I love all-day recipes, but I don’t often do the kind where you’re actually at the stove for most of that time. It’s fun to, every so often.

ETA - TheMadHun, the MtAoFC recipe is very precise and thoroughly explained - I’d honestly say that anybody who knows how to turn the burners on and cut an onion up could get similar results.

You guys should also give coq au vin a shot–similar procedure to beef bouguignon and almost as good if you start with a flavorful bird.

I love beef bourguignon. My only tip is, for the meat, try it with boneless beef short ribs, if you can find them. Since discovering this cut a few years ago based on somebody’s recommendation, pretty much any beef stew I make starts with this.

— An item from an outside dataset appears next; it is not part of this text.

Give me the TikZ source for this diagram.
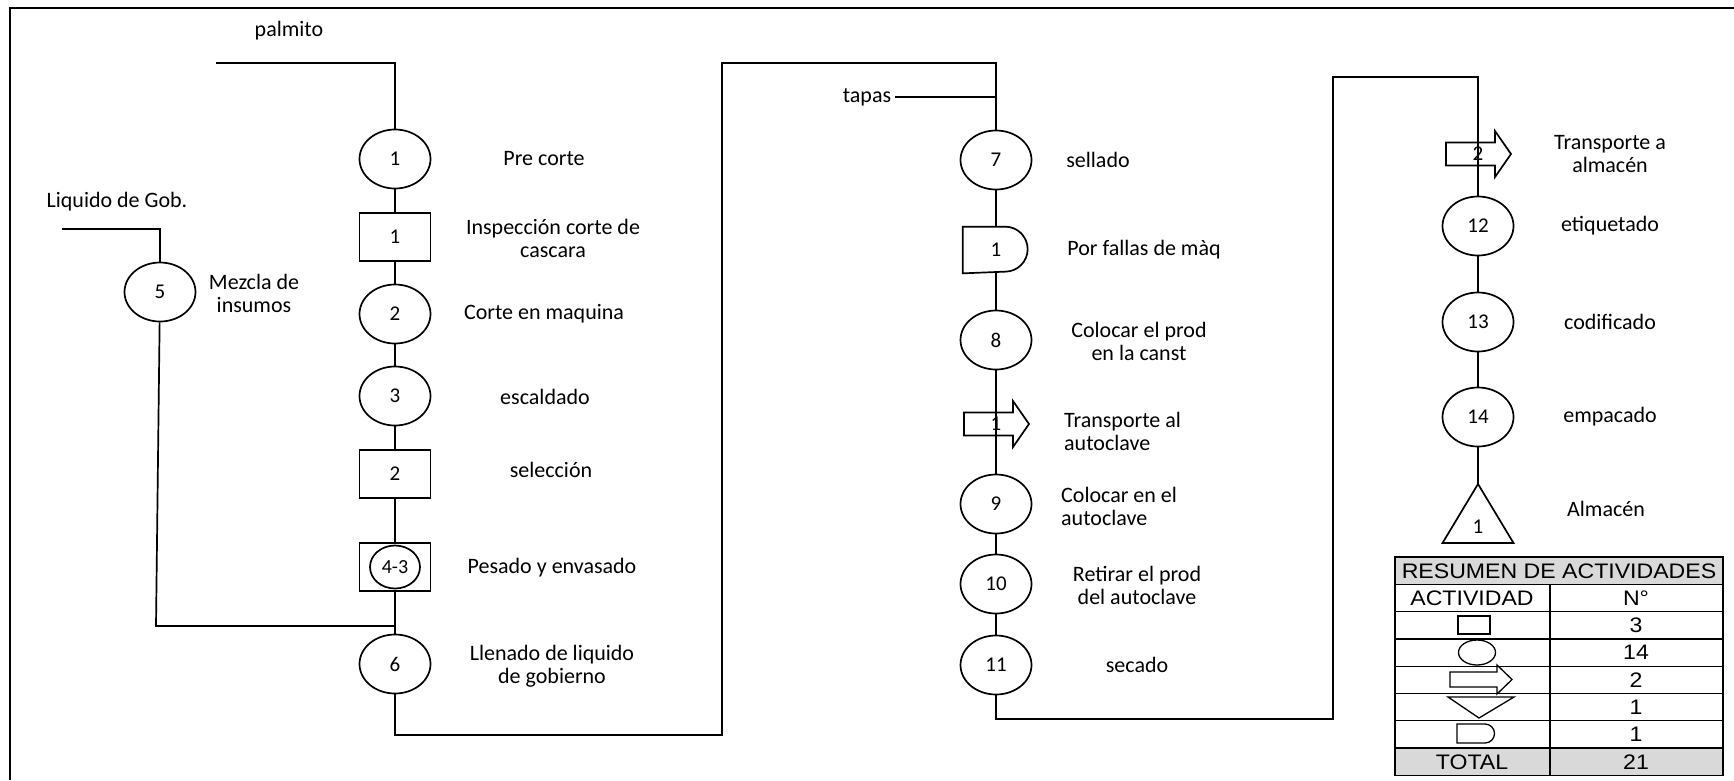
\documentclass[tikz,border=0pt]{standalone}
\usepackage{fontspec}
\setmainfont{Carlito}
\newfontfamily\tablefont[FakeStretch=1.1]{Liberation Sans}
\usepackage{tikz}
\usetikzlibrary{shapes.geometric, calc}

\begin{document}
\begin{tikzpicture}[
    x=1pt, y=-1pt,
    line width=1.7pt,
    font=\fontsize{22}{23}\selectfont,
    oper/.style={ellipse, draw, minimum width=71pt, minimum height=59pt, inner sep=0pt, font=\fontsize{21}{22}\selectfont},
    insp/.style={rectangle, draw, minimum width=71pt, minimum height=48pt, inner sep=0pt, font=\fontsize{21}{22}\selectfont},
    holder/.style={inner sep=0pt, minimum width=66pt, minimum height=46pt, font=\fontsize{21}{22}\selectfont},
    lbl/.style={align=center},
    tcell/.style={font=\tablefont\fontsize{21}{24}\selectfont, inner sep=0pt},
    transpic/.pic={\draw (-32,-11.5) -- ++(49,0) -- ++(0,-11.5) -- ++(16,23) -- ++(-16,23) -- ++(0,-11.5) -- ++(-49,0) -- cycle;},
]
    \useasboundingbox (0,0) rectangle (1734,780);
    \draw (10,780) -- (10,8) -- (1734,8);

    % first column
    \node[oper] (c1) at (395,159) {1};
    \node[insp] (i1) at (395,237) {1};
    \node[oper] (c2) at (395,314) {2};
    \node[oper] (c3) at (395,396) {3};
    \node[insp] (i2) at (395,474) {2};
    \node[insp] (i43) at (395,567) {};
    \node[ellipse, draw, minimum width=50pt, minimum height=43pt, inner sep=0pt, font=\fontsize{20}{22}\selectfont] (c43) at (i43) {4-3};
    \node[oper] (c6) at (395,664) {6};
    \node[oper] (c5) at (160,292) {5};

    \node[lbl] (lpal) at (289,31) {palmito};
    \node[lbl] (l1) at (544,159) {Pre corte};
    \node[lbl] (li1) at (553,238) {Inspección corte de\\cascara};
    \node[lbl] (l2) at (544,314) {Corte en maquina};
    \node[lbl] (l3) at (545,397) {escaldado};
    \node[lbl] (li2) at (551,470) {selección};
    \node[lbl] (l43) at (552,568) {Pesado y envasado};
    \node[lbl] (l6) at (552,666) {Llenado de liquido\\de gobierno};
    \node[lbl] (lliq) at (117,202) {Liquido de Gob.};
    \node[lbl] (l5) at (254,293) {Mezcla de\\insumos};

    \coordinate (palm0) at (216,63);
    \coordinate (palm1) at (395,63);
    \coordinate (liq0) at (62,229);
    \coordinate (liq1) at (160,229);
    \coordinate (join0) at (156,626);
    \coordinate (join1) at (395,626);

    \draw (palm0) -- (palm1) -- (c1);
    \draw (c1) -- (i1) -- (c2) -- (c3) -- (i2) -- (i43);
    \draw (i43) -- (c6);
    \draw (liq0) -- (liq1) -- (c5);
    \draw (c5) -- (join0) -- (join1);

    % second column
    \node[oper] (c7) at (996,160) {7};
    \node[inner sep=0pt, minimum width=65pt, minimum height=45pt, font=\fontsize{21}{22}\selectfont] (d1) at (996,250) {1};
    \draw (d1.north west) -- ++(42.5,0) arc[start angle=90, end angle=-90, radius=22.5pt] -- (d1.south west) -- cycle;
    \node[oper] (c8) at (996,340) {8};
    \node[holder] (t1) at (996,424) {1};
    \pic at (t1) {transpic};
    \node[oper] (c9) at (996,504) {9};
    \node[oper] (c10) at (996,584) {10};
    \node[oper] (c11) at (996,665) {11};

    \node[lbl] (ltap) at (867,97) {tapas};
    \node[lbl] (l7) at (1098,160) {sellado};
    \node[lbl] (ld1) at (1144,250) {Por fallas de màq};
    \node[lbl] (l8) at (1139,341) {Colocar el prod\\en la canst};
    \node[align=left, anchor=west] (lt1) at (1060,431) {Transporte al\\autoclave};
    \node[align=left, anchor=west] (l9) at (1057,506) {Colocar en el\\autoclave};
    \node[lbl] (l10) at (1137,585) {Retirar el prod\\del autoclave};
    \node[lbl] (l11) at (1137,665) {secado};

    \coordinate (lp1) at (395,735);
    \coordinate (lp2) at (722,735);
    \coordinate (lp3) at (722,63);
    \coordinate (lp4) at (996,63);
    \coordinate (tap1) at (996,97);

    \draw (c6) -- (lp1) -- (lp2) -- (lp3) -- (lp4) -- (c7);
    \draw (ltap) -- (tap1);
    \draw (c7) -- (d1) -- (c8) -- (c9) -- (c10) -- (c11);

    % third column
    \node[holder] (t2) at (1478,154) {2};
    \pic at (t2) {transpic};
    \node[oper] (c12) at (1478,226) {12};
    \node[oper] (c13) at (1478,322) {13};
    \node[oper] (c14) at (1478,417) {14};
    \coordinate (s1top) at (1478,484);
    \node[font=\fontsize{21}{22}\selectfont] (s1) at (1478,527) {1};
    \draw (s1top) -- (1513.5,543) -- (1442.5,543) -- cycle;

    \node[lbl] (lt2) at (1610,154) {Transporte a\\almacén};
    \node[lbl] (l12) at (1610,226) {etiquetado};
    \node[lbl] (l13) at (1610,322) {codificado};
    \node[lbl] (l14) at (1610,417) {empacado};
    \node[lbl] (ls1) at (1606,509) {Almacén};

    \coordinate (lq1) at (996,719);
    \coordinate (lq2) at (1333,719);
    \coordinate (lq3) at (1333,77);
    \coordinate (lq4) at (1478,77);

    \draw (c11) -- (lq1) -- (lq2) -- (lq3) -- (lq4) -- (c12);
    \draw (c12) -- (c13) -- (c14) -- (s1top);

    % summary table
    \fill[black!15] (1395,557) rectangle (1723,584.3);
    \fill[black!15] (1395,748.1) rectangle (1723,775.4);
    \begin{scope}[line width=1.3pt]
        \draw (1395,557) rectangle (1723,775.4);
        \foreach \yy in {584.3,611.6,638.9,666.2,693.5,720.8,748.1}
            \draw (1395,\yy) -- (1723,\yy);
        \draw (1550,584.3) -- (1550,775.4);
        \node[rectangle, draw, minimum width=32pt, minimum height=18pt, inner sep=0pt] (ksq) at (1474,625) {};
        \node[ellipse, draw, minimum width=37pt, minimum height=25pt, inner sep=0pt] (kci) at (1477,652.5) {};
        \draw (1450,672) -- (1497,672) -- (1497,665) -- (1512,679.5) -- (1497,694) -- (1497,687) -- (1450,687) -- cycle;
        \draw (1448,697) -- (1514,697) -- (1479,718) -- cycle;
        \draw (1457,724) -- (1485,724) arc[start angle=90, end angle=-90, radius=9.5pt] -- (1457,743) -- cycle;
    \end{scope}

    \node[tcell] (ttit) at (1559,571) {RESUMEN DE ACTIVIDADES};
    \node[tcell] (tact) at (1472,598) {ACTIVIDAD};
    \node[tcell] (tno) at (1636,598) {N°};
    \node[tcell] (n3) at (1636,625.3) {3};
    \node[tcell] (n14) at (1636,652.6) {14};
    \node[tcell] (n2) at (1636,679.9) {2};
    \node[tcell] (n1a) at (1636,707.2) {1};
    \node[tcell] (n1b) at (1636,734.5) {1};
    \node[tcell] (ttot) at (1472,762) {TOTAL};
    \node[tcell] (n21) at (1636,762) {21};

\end{tikzpicture}
\end{document}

It just seems beefier than chuck, and I like the cooked texture a little better, although it doesn’t qualify as the “lean” stew meat called for in the Julia Child recipe. Some of it will render out during the browning stage, anyway, so I wouldn’t worry about it.

Does is still taste good without mushrooms? We all hate mushrooms in my house…

I’ll have to try those in the spaghetti sauce. It calls for pork ribs and chuck roast (or blade steak), but a substitution may be in order.

It’ll be fine.

We make boeuf bourguignon every year after Christmas. Usually on Boxing Day, or thereabouts, depending on what day of the week Christmas falls on. We use the Joy of Cooking (199x edition) with slight modifications and always marinate the beef overnight in the wine, oil & herbs. At least once we have done it without mushrooms (forgot to buy them) and we always make fresh bread to serve with it. With lots of melty butter. Yum. Can’t wait for cold(er) weather to arrive.

I hate mushrooms too, but you might like these. They’re practically made out of butter by the time you’re done.